If $\{\max(a_n,b_n)\}_{n\in \mathbb{N}}$ and $\{\min(a_n,b_n)\}_{n\in \mathbb{N}}$ converge, do $\{a_n\}_{n\in \mathbb{N}}$ and $\{b_n\}_{n\in \mathbb{N}}$ converge?
An observation: the converse is true.

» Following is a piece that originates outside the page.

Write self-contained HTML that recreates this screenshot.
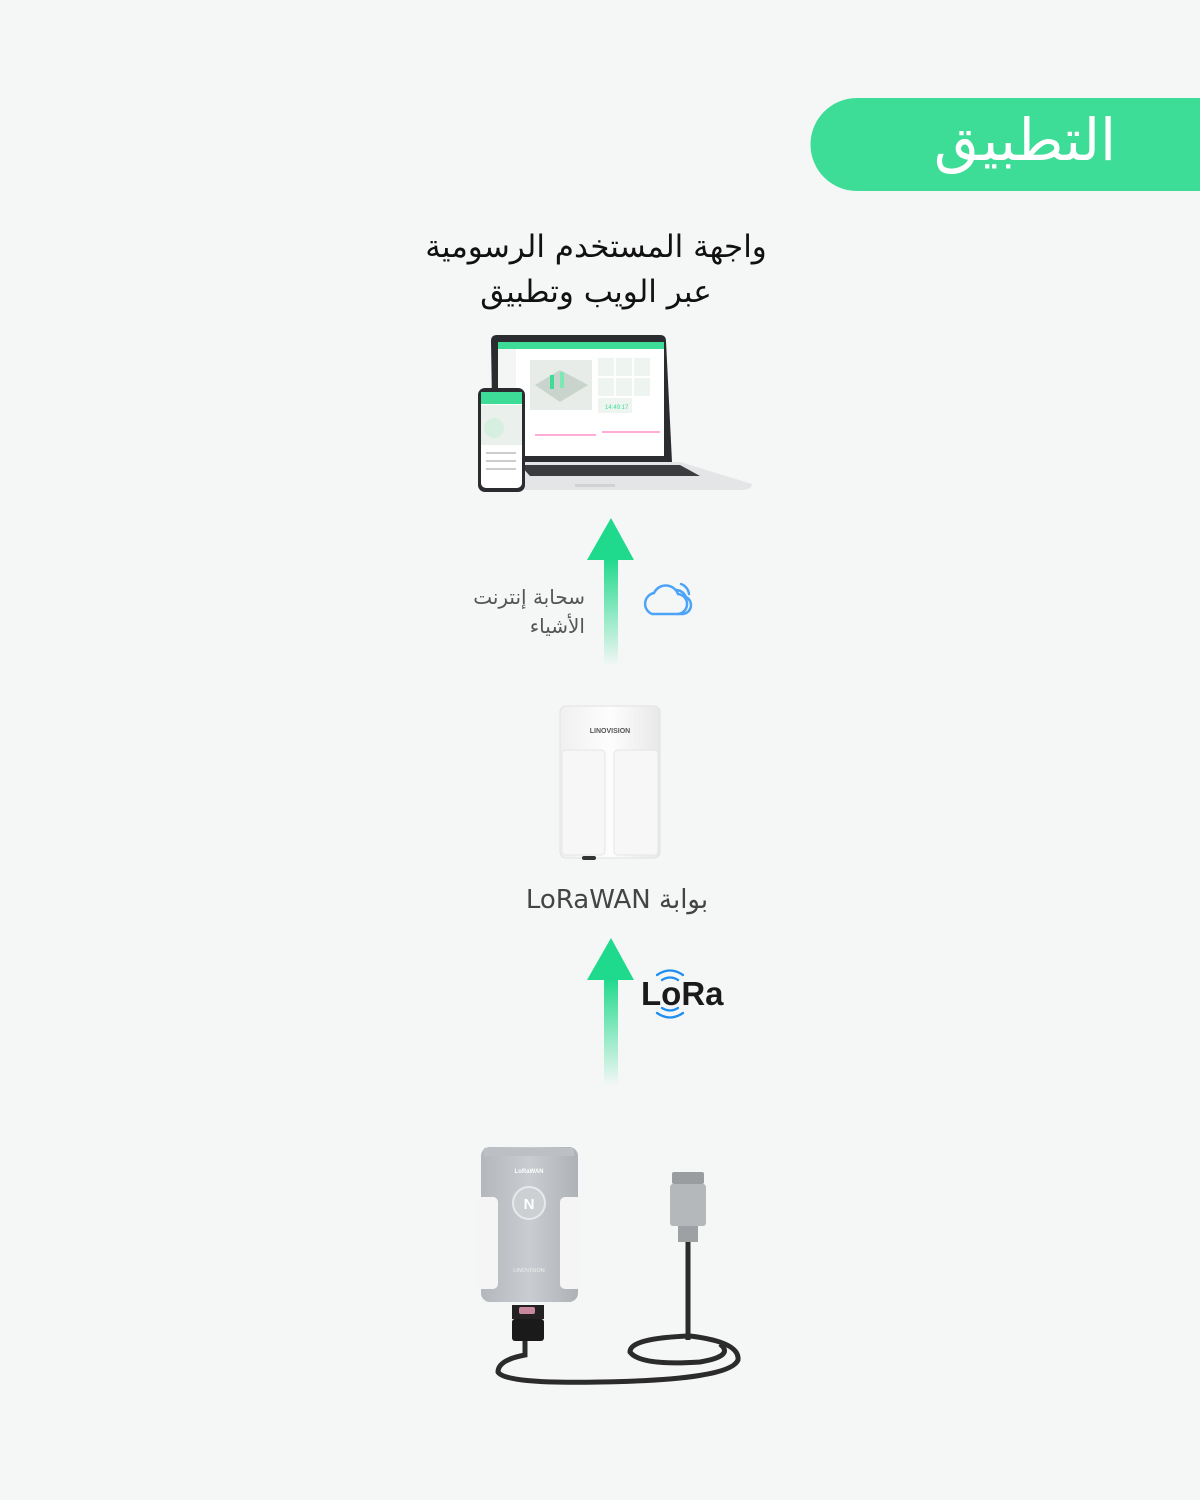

My attempt to solve question: It is obvious that $\min(a_n,b_n) \leq a_n \leq \max(a_n,b_n)$ and $\min(a_n,b_n) \leq b_n \leq \max(a_n,b_n)$ for all $n\in \mathbb{N}$, so if $\{\max(a_n,b_n)\}_{n\in \mathbb{N}}$ and $\{\min(a_n,b_n)\}_{n\in \mathbb{N}}$ converge to the same limit, so do $\{a_n\}_{n\in \mathbb{N}}$ and $\{b_n\}_{n\in \mathbb{N}}$. I suspect this doesn't hold when $\{\max(a_n,b_n)\}_{n\in \mathbb{N}}$ and $\{\min(a_n,b_n)\}_{n\in \mathbb{N}}$ converge to different limits, but I cannot provide a counterexample.
Take two numbers $\alpha$ and $\beta$ and define$$a_n=\begin{cases}\alpha&\text{ if $n$ is odd}\\\beta&\text{ if $n$ is even}\end{cases}\quad\text{and}\quad b_n=\begin{cases}\beta&\text{ if $n$ is odd}\\\alpha&\text{ if $n$ is even.}\end{cases}$$Then$$\lim_{n\to\infty}\max\{a_n,b_n\}=\max\{\alpha,\beta\}\quad\text{and}\quad\lim_{n\to\infty}\min\{a_n,b_n\}=\min\{\alpha,\beta\}.$$But, unless $\alpha=\beta$, the limits $\lim_{n\to\infty}a_n$ and $\lim_{n\to\infty}b_n$ do not exist.